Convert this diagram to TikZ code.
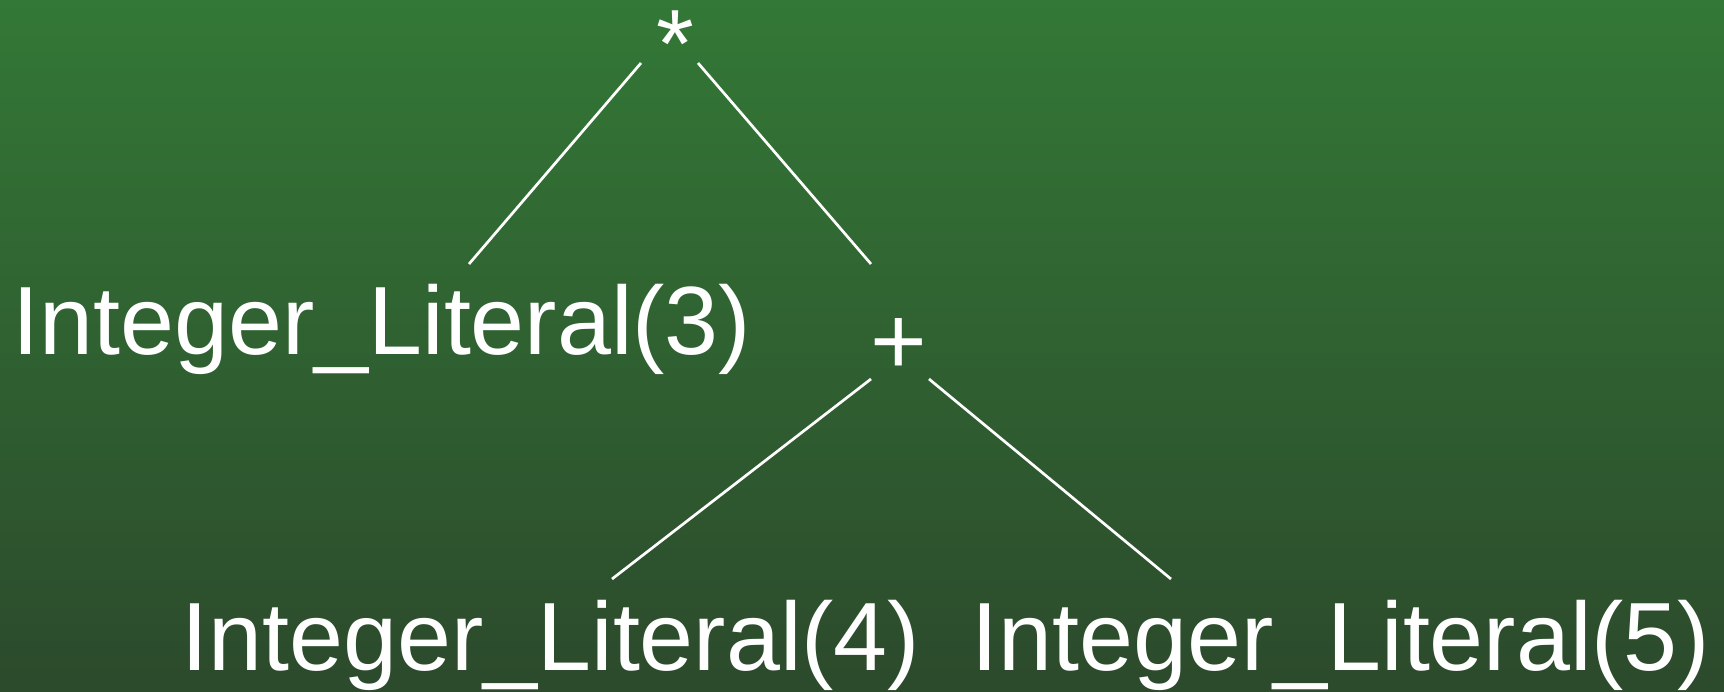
\documentclass[tikz,border=0pt]{standalone}
\usepackage{fontspec}
\setmainfont{Liberation Sans}
\definecolor{bgtop}{RGB}{51,120,54}
\definecolor{bgbottom}{RGB}{44,74,44}

\begin{document}
\begin{tikzpicture}[x=1pt, y=-1pt,
	ast/.style={text=white, inner sep=0pt, anchor=base, font=\fontsize{97}{116}\selectfont},
	edge/.style={white, line width=2.7pt}]

	\shade[top color=bgtop, bottom color=bgbottom] (0,0) rectangle (1724,691);
	\path[use as bounding box] (0,0) rectangle (1724,691);

	\node[ast] (mul) at (675,77) {*};
	\node[ast] (lit3) at (382,354) {Integer\_Literal(3)};
	\node[ast] (add) at (899,374) {+};
	\node[ast] (lit4) at (551,670) {Integer\_Literal(4)};
	\node[ast] (lit5) at (1341,670) {Integer\_Literal(5)};

	% line ends, the lines stop short of the text
	\coordinate (mul-l) at (641,63);
	\coordinate (mul-r) at (698,63);
	\coordinate (lit3-t) at (469,264);
	\coordinate (add-t) at (871,264);
	\coordinate (add-l) at (871,379);
	\coordinate (add-r) at (929,379);
	\coordinate (lit4-t) at (612,579);
	\coordinate (lit5-t) at (1171,579);

	\draw[edge] (mul-l) -- (lit3-t);
	\draw[edge] (mul-r) -- (add-t);
	\draw[edge] (add-l) -- (lit4-t);
	\draw[edge] (add-r) -- (lit5-t);

\end{tikzpicture}
\end{document}
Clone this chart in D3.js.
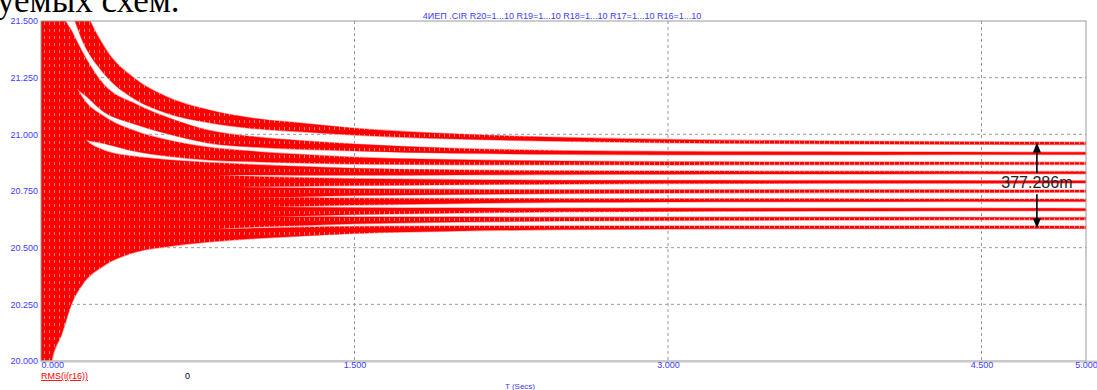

**WORK TO BE COMPLETED:**
Give again exactly the lines running from the beginning of the material above through the line that contains "(lit5) at (1341,670)", and leave out every picture.

**ANSWER TO THE EXERCISE:**
Convert this diagram to TikZ code.
\documentclass[tikz,border=0pt]{standalone}
\usepackage{fontspec}
\setmainfont{Liberation Sans}
\definecolor{bgtop}{RGB}{51,120,54}
\definecolor{bgbottom}{RGB}{44,74,44}

\begin{document}
\begin{tikzpicture}[x=1pt, y=-1pt,
	ast/.style={text=white, inner sep=0pt, anchor=base, font=\fontsize{97}{116}\selectfont},
	edge/.style={white, line width=2.7pt}]

	\shade[top color=bgtop, bottom color=bgbottom] (0,0) rectangle (1724,691);
	\path[use as bounding box] (0,0) rectangle (1724,691);

	\node[ast] (mul) at (675,77) {*};
	\node[ast] (lit3) at (382,354) {Integer\_Literal(3)};
	\node[ast] (add) at (899,374) {+};
	\node[ast] (lit4) at (551,670) {Integer\_Literal(4)};
	\node[ast] (lit5) at (1341,670) {Integer\_Literal(5)};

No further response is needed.